- Direction -
Data follows below. Repeat exactly the lines between the line holding "Rebuild this chart" and the line holding "ax = fig.add_axes([0.0221, 0.202, 0.9694, 0.7895])", inclusive, and nothing more; drop pictures.

### Input ###

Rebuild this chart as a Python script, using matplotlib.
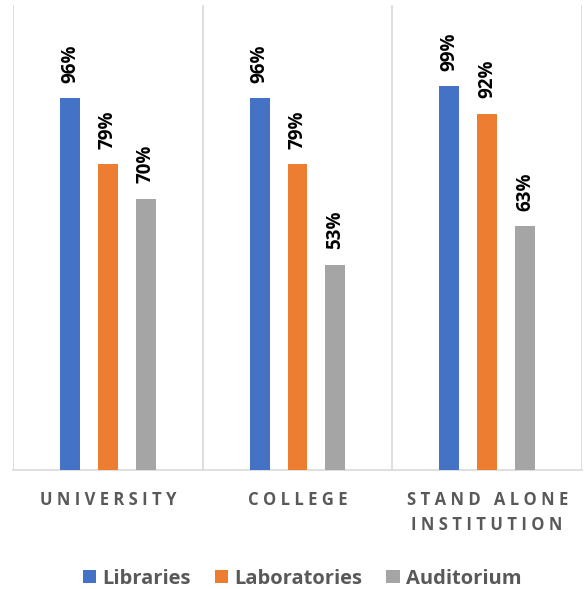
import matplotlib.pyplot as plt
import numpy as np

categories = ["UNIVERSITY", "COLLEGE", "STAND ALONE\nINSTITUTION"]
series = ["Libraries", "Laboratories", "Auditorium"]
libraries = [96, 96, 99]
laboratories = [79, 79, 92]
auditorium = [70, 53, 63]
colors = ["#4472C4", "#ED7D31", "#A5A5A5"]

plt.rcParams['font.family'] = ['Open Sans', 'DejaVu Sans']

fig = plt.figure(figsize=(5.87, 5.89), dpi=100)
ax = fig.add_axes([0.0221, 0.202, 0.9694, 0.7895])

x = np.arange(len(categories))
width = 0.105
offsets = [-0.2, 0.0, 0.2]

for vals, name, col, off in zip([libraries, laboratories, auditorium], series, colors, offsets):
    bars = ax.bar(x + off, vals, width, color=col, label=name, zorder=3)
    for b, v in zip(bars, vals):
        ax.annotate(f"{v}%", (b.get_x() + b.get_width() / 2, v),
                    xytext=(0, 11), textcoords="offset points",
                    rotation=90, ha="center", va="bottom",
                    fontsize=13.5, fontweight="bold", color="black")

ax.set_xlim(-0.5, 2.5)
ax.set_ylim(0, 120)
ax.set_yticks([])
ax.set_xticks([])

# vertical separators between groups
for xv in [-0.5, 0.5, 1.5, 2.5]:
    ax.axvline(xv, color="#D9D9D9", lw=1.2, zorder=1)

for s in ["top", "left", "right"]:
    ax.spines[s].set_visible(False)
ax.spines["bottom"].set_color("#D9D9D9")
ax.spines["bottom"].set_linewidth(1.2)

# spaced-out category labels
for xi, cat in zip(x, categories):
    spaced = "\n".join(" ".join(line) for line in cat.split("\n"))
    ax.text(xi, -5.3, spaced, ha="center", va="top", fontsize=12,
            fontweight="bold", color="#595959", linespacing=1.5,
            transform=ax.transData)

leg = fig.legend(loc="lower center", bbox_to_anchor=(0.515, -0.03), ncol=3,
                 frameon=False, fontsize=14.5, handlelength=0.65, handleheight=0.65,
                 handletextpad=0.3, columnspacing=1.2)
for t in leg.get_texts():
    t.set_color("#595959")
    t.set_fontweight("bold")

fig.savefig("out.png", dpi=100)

###
### Input ###

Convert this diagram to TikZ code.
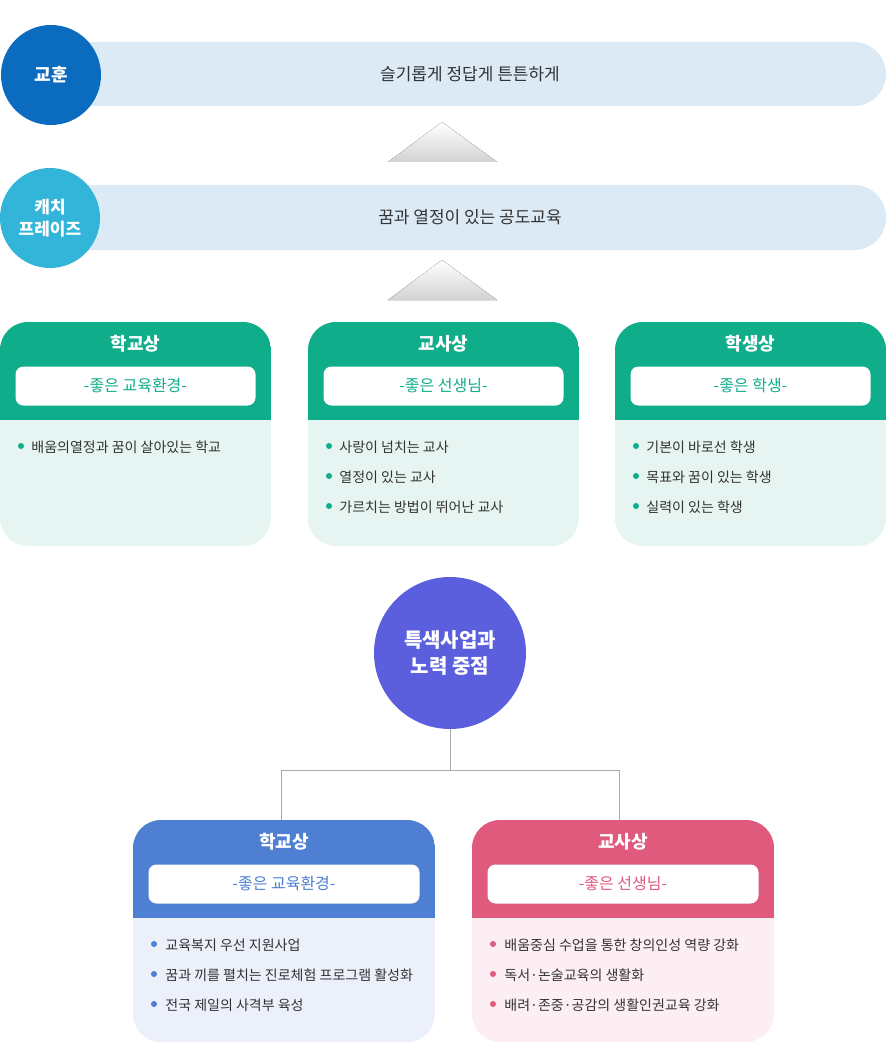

###
### Input ###

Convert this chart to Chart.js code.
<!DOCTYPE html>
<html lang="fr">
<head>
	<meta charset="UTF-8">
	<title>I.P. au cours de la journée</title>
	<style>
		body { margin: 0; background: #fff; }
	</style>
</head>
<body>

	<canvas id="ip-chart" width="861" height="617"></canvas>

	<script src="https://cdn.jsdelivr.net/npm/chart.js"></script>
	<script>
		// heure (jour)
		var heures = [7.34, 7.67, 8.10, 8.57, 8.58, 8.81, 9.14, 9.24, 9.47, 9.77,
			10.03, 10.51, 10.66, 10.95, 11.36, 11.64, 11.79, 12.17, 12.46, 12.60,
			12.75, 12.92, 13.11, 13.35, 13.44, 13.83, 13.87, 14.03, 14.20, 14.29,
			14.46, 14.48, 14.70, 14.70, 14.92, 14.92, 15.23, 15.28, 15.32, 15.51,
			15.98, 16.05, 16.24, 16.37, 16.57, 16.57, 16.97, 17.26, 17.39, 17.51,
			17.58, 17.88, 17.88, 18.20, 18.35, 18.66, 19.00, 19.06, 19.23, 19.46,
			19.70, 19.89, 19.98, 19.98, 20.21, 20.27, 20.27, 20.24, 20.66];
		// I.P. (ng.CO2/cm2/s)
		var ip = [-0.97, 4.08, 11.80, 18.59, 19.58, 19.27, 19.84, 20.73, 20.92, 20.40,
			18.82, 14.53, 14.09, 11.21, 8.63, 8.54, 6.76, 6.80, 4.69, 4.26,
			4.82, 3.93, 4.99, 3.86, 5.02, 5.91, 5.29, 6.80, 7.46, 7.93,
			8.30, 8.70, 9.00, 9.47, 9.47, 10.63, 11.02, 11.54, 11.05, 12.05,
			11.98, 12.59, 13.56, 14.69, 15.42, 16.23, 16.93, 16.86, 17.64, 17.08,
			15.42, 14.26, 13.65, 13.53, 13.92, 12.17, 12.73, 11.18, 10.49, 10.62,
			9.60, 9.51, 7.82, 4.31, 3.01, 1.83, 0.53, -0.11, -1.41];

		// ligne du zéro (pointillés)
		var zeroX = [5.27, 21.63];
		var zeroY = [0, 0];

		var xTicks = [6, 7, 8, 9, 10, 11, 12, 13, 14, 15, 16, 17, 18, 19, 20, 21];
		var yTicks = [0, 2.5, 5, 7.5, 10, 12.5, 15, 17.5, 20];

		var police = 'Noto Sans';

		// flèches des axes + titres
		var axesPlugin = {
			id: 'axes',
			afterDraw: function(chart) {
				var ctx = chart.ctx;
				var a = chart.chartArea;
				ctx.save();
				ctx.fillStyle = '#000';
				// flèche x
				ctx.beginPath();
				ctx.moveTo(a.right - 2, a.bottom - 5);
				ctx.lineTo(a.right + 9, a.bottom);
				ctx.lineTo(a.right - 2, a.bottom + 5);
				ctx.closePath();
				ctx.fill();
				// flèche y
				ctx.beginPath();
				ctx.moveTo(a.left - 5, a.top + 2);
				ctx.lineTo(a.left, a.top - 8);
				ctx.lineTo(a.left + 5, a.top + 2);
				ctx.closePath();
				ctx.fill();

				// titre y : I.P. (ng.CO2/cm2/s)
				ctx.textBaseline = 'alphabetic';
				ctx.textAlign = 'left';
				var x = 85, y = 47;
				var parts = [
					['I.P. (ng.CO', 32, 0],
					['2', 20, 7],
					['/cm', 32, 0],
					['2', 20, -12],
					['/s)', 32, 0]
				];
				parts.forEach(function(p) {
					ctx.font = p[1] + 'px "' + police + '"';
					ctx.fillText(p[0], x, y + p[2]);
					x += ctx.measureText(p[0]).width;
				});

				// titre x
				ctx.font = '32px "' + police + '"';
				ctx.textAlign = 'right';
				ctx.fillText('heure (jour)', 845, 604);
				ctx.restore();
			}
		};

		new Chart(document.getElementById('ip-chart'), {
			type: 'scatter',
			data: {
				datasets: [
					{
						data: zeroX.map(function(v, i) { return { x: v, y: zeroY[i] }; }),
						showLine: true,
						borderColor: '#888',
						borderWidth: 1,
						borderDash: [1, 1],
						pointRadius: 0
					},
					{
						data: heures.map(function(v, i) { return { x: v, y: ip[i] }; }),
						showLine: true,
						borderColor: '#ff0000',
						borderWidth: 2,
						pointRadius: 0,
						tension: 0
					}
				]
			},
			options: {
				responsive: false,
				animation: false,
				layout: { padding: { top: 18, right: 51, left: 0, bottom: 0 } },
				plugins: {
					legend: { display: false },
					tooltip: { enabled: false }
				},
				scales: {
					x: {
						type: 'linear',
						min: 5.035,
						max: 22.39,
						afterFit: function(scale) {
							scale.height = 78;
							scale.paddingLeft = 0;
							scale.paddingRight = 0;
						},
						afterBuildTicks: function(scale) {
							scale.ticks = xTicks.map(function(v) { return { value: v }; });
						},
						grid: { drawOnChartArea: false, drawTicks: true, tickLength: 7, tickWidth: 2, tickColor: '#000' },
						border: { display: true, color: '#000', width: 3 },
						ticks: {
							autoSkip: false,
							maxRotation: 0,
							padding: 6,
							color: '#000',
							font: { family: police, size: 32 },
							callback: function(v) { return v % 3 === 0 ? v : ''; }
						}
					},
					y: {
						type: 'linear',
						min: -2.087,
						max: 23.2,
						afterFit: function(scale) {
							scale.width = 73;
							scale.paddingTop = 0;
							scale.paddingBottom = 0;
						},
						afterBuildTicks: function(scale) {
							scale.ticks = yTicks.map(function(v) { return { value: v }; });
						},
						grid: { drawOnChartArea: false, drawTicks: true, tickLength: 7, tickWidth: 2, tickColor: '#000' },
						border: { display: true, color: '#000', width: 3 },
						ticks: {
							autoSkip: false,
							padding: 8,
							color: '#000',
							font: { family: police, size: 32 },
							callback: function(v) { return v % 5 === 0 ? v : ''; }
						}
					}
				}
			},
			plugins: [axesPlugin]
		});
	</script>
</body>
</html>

###

- Reply -
Rebuild this chart as a Python script, using matplotlib.
import matplotlib.pyplot as plt
import numpy as np

categories = ["UNIVERSITY", "COLLEGE", "STAND ALONE\nINSTITUTION"]
series = ["Libraries", "Laboratories", "Auditorium"]
libraries = [96, 96, 99]
laboratories = [79, 79, 92]
auditorium = [70, 53, 63]
colors = ["#4472C4", "#ED7D31", "#A5A5A5"]

plt.rcParams['font.family'] = ['Open Sans', 'DejaVu Sans']

fig = plt.figure(figsize=(5.87, 5.89), dpi=100)
ax = fig.add_axes([0.0221, 0.202, 0.9694, 0.7895])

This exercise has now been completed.